そこで、個別的自衛権が認められることを明記するという改正案が提案されています。

②自衛隊が認められることを明記する

政府は、自衛隊は、「自衛のための必要最小限度の実力」と認められる限り、憲法9条2項にいう「戦力」にあたらないと解釈しています。

他方、自衛隊が憲法9条2項にいう「戦力」にあたり、違憲であるという見解も少なくありません。

そこで、自衛隊が法的裏付けをもって活動できるようにすべく、自衛隊の存在を憲法に明記すべきであるという改正案が提案されています。

たとえば、憲法9条2項に「ただし、自衛のための必要最小限度の実力にとどまる自衛隊は、ここにいう戦力にあたらない」などと追記するものです。

③集団的自衛権が認められることを明記する

さらに進んで、集団的自衛権が認められることを明記すべきであるという改正案もあります。

これは、昨今の国際情勢に鑑みると、自国の防衛のみならず、他国、特に日本と密接な関係にある他国への侵略については、国際協調の一環として、日本も防衛の責任を果たすべきといった価値観に基づくものといえます。

(2)改正は不要と考える人の意見〜どんなリスクが考えられるか

①憲法9条が認める個別的自衛権で対処することができる

憲法9条を改正すべきという意見の主な動機としては、現行の憲法9条では、

  • 日本が個別的自衛権を有するかどうか
  • 自衛隊を保持することができるかどうか

などが曖昧であるため、個別的自衛権の発動や、自衛隊の活動が過度に制限され、日本国に対する侵攻に対して迅速に対応できないのではないか、という懸念・不安があると考えられます。

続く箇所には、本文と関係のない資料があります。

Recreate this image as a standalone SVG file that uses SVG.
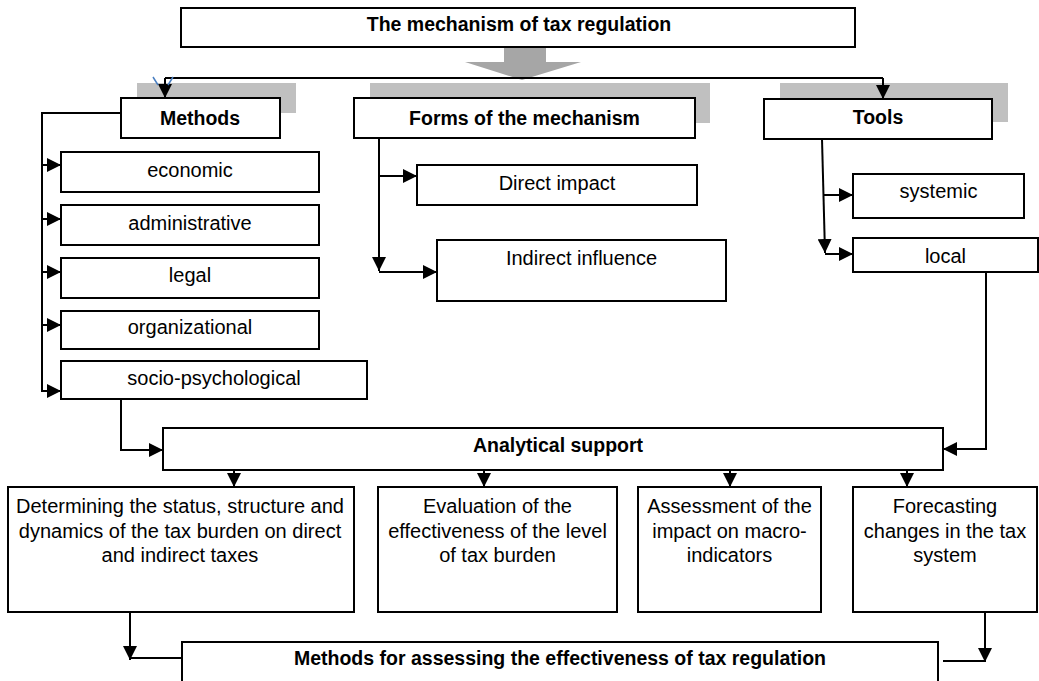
<svg xmlns="http://www.w3.org/2000/svg" width="1039" height="681" viewBox="0 0 1039 681">
<defs>
<marker id="ah" markerUnits="userSpaceOnUse" markerWidth="15" markerHeight="14" refX="14" refY="7" orient="auto" viewBox="0 0 15 14">
<path d="M0,0 L14,7 L0,14 z" fill="#000"/>
</marker>
<style>
.box{fill:#fff;stroke:#000;stroke-width:2}
.sh{fill:#c0c0c0}
.t{font-family:"Liberation Sans",Arial,sans-serif;font-size:20px;fill:#000;text-anchor:middle}
.b{font-weight:bold;font-size:19.5px}
.c{fill:none;stroke:#000;stroke-width:2}
.a{marker-end:url(#ah)}
</style>
</defs>
<rect width="1039" height="681" fill="#fff"/>

<g id="shadows">
<rect class="sh" x="137" y="83" width="159" height="30"/>
<rect class="sh" x="370" y="83" width="340" height="40"/>
<rect class="sh" x="780" y="83" width="228" height="39"/>
</g>

<path id="bigarrow" d="M504,47 H546 V62 H581 L522,80 L465,62 H504 Z" fill="#a6a6a6"/>

<g id="connectors">
<path class="c" d="M165,78 H883"/>
<path class="c a" d="M165,78 V98"/>
<path class="c a" d="M883,78 V99"/>
<path d="M153,77 L158,85 M173,77 L168,85" stroke="#4a7fc1" stroke-width="1.5" fill="none"/>
<path class="c a" d="M121,113 H42 V391 H61"/>
<path class="c a" d="M42,165 H61"/>
<path class="c a" d="M42,219 H61"/>
<path class="c a" d="M42,272 H61"/>
<path class="c a" d="M42,325 H61"/>
<path class="c a" d="M379,138 V271"/>
<path class="c a" d="M379,176 H417"/>
<path class="c a" d="M379,272 H437"/>
<path class="c a" d="M822,139 L825,253"/>
<path class="c a" d="M823,195 H853"/>
<path class="c a" d="M825,254 H853"/>
<path class="c a" d="M121,399 V450 H163"/>
<path class="c a" d="M986,272 V449 H943"/>
<path class="c a" d="M234,470 V487"/>
<path class="c a" d="M484,470 V487"/>
<path class="c a" d="M730,470 V487"/>
<path class="c a" d="M907,470 V487"/>
<path class="c a" d="M130,612 V660"/>
<path class="c" d="M130,658 H182"/>
<path class="c a" d="M985,612 V662"/>
<path class="c" d="M943,661 H985"/>
</g>

<g id="title">
<rect class="box" x="181" y="8" width="674" height="39"/>
<text class="t b" x="519" y="31">The mechanism of tax regulation</text>
</g>

<g id="methods">
<rect class="box" x="121" y="98" width="159" height="40"/>
<text class="t b" x="200" y="125">Methods</text>
</g>
<g id="forms">
<rect class="box" x="354" y="98" width="341" height="40"/>
<text class="t b" x="524.5" y="125">Forms of the mechanism</text>
</g>
<g id="tools">
<rect class="box" x="764" y="99" width="228" height="40"/>
<text class="t b" x="878" y="124">Tools</text>
</g>

<g id="economic">
<rect class="box" x="61" y="152" width="258" height="40"/>
<text class="t" x="190" y="177">economic</text>
</g>
<g id="administrative">
<rect class="box" x="61" y="205" width="258" height="40"/>
<text class="t" x="190" y="230">administrative</text>
</g>
<g id="legal">
<rect class="box" x="61" y="258" width="258" height="40"/>
<text class="t" x="190" y="282">legal</text>
</g>
<g id="organizational">
<rect class="box" x="61" y="311" width="258" height="38"/>
<text class="t" x="190" y="334">organizational</text>
</g>
<g id="socio">
<rect class="box" x="61" y="361" width="306" height="38"/>
<text class="t" x="214" y="385">socio-psychological</text>
</g>

<g id="direct">
<rect class="box" x="417" y="165" width="280" height="40"/>
<text class="t" x="557" y="190">Direct impact</text>
</g>
<g id="indirect">
<rect class="box" x="437" y="240" width="289" height="61"/>
<text class="t" x="581.5" y="265">Indirect influence</text>
</g>

<g id="systemic">
<rect class="box" x="853" y="174" width="171" height="44"/>
<text class="t" x="938.5" y="198">systemic</text>
</g>
<g id="local">
<rect class="box" x="853" y="238" width="185" height="34"/>
<text class="t" x="945.5" y="263">local</text>
</g>

<g id="analytical">
<rect class="box" x="163" y="428" width="780" height="42"/>
<text class="t b" x="558" y="452">Analytical support</text>
</g>

<g id="determining">
<rect class="box" x="8" y="487" width="346" height="125"/>
<text class="t" x="180" y="513">Determining the status, structure and</text>
<text class="t" x="180" y="537.5">dynamics of the tax burden on direct</text>
<text class="t" x="180" y="562">and indirect taxes</text>
</g>
<g id="evaluation">
<rect class="box" x="378" y="487" width="239" height="125"/>
<text class="t" x="497.5" y="513">Evaluation of the</text>
<text class="t" x="497.5" y="537.5">effectiveness of the level</text>
<text class="t" x="497.5" y="562">of tax burden</text>
</g>
<g id="assessment">
<rect class="box" x="638" y="487" width="183" height="125"/>
<text class="t" x="729.5" y="513">Assessment of the</text>
<text class="t" x="729.5" y="537.5">impact on macro-</text>
<text class="t" x="729.5" y="562">indicators</text>
</g>
<g id="forecasting">
<rect class="box" x="853" y="487" width="184" height="125"/>
<text class="t" x="945" y="513">Forecasting</text>
<text class="t" x="945" y="537.5">changes in the tax</text>
<text class="t" x="945" y="562">system</text>
</g>

<g id="assessing-methods">
<rect class="box" x="182" y="642" width="756" height="60"/>
<text class="t b" x="560" y="665">Methods for assessing the effectiveness of tax regulation</text>
</g>
</svg>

しかし、日本が個別的自衛権を有すること、少なくとも自衛隊が憲法違反とはいえないことについては、これまでの政府見解や裁判例によって明らかです。

したがって、憲法9条があることで、個別的自衛権の発動や、自衛隊の活動が過度に制限されるということはないという考え方もあります。

②「自衛戦争」が拡大するリスクがある

改正と一言でいっても、その内容、文言によって、予見できないリスクが生じる可能性があり、それを懸念している人々もいます。 

まとめ

いかがだったでしょうか。

憲法9条に関する理解を、より深めることができたのではないでしょうか。
憲法9条の解釈や今後について、さらには、日本の平和、世界の平和について考えるにあたって、本記事が少しでもお役に立てたとすれば幸いです。

※この記事は公開日時点の法律を元に執筆しています。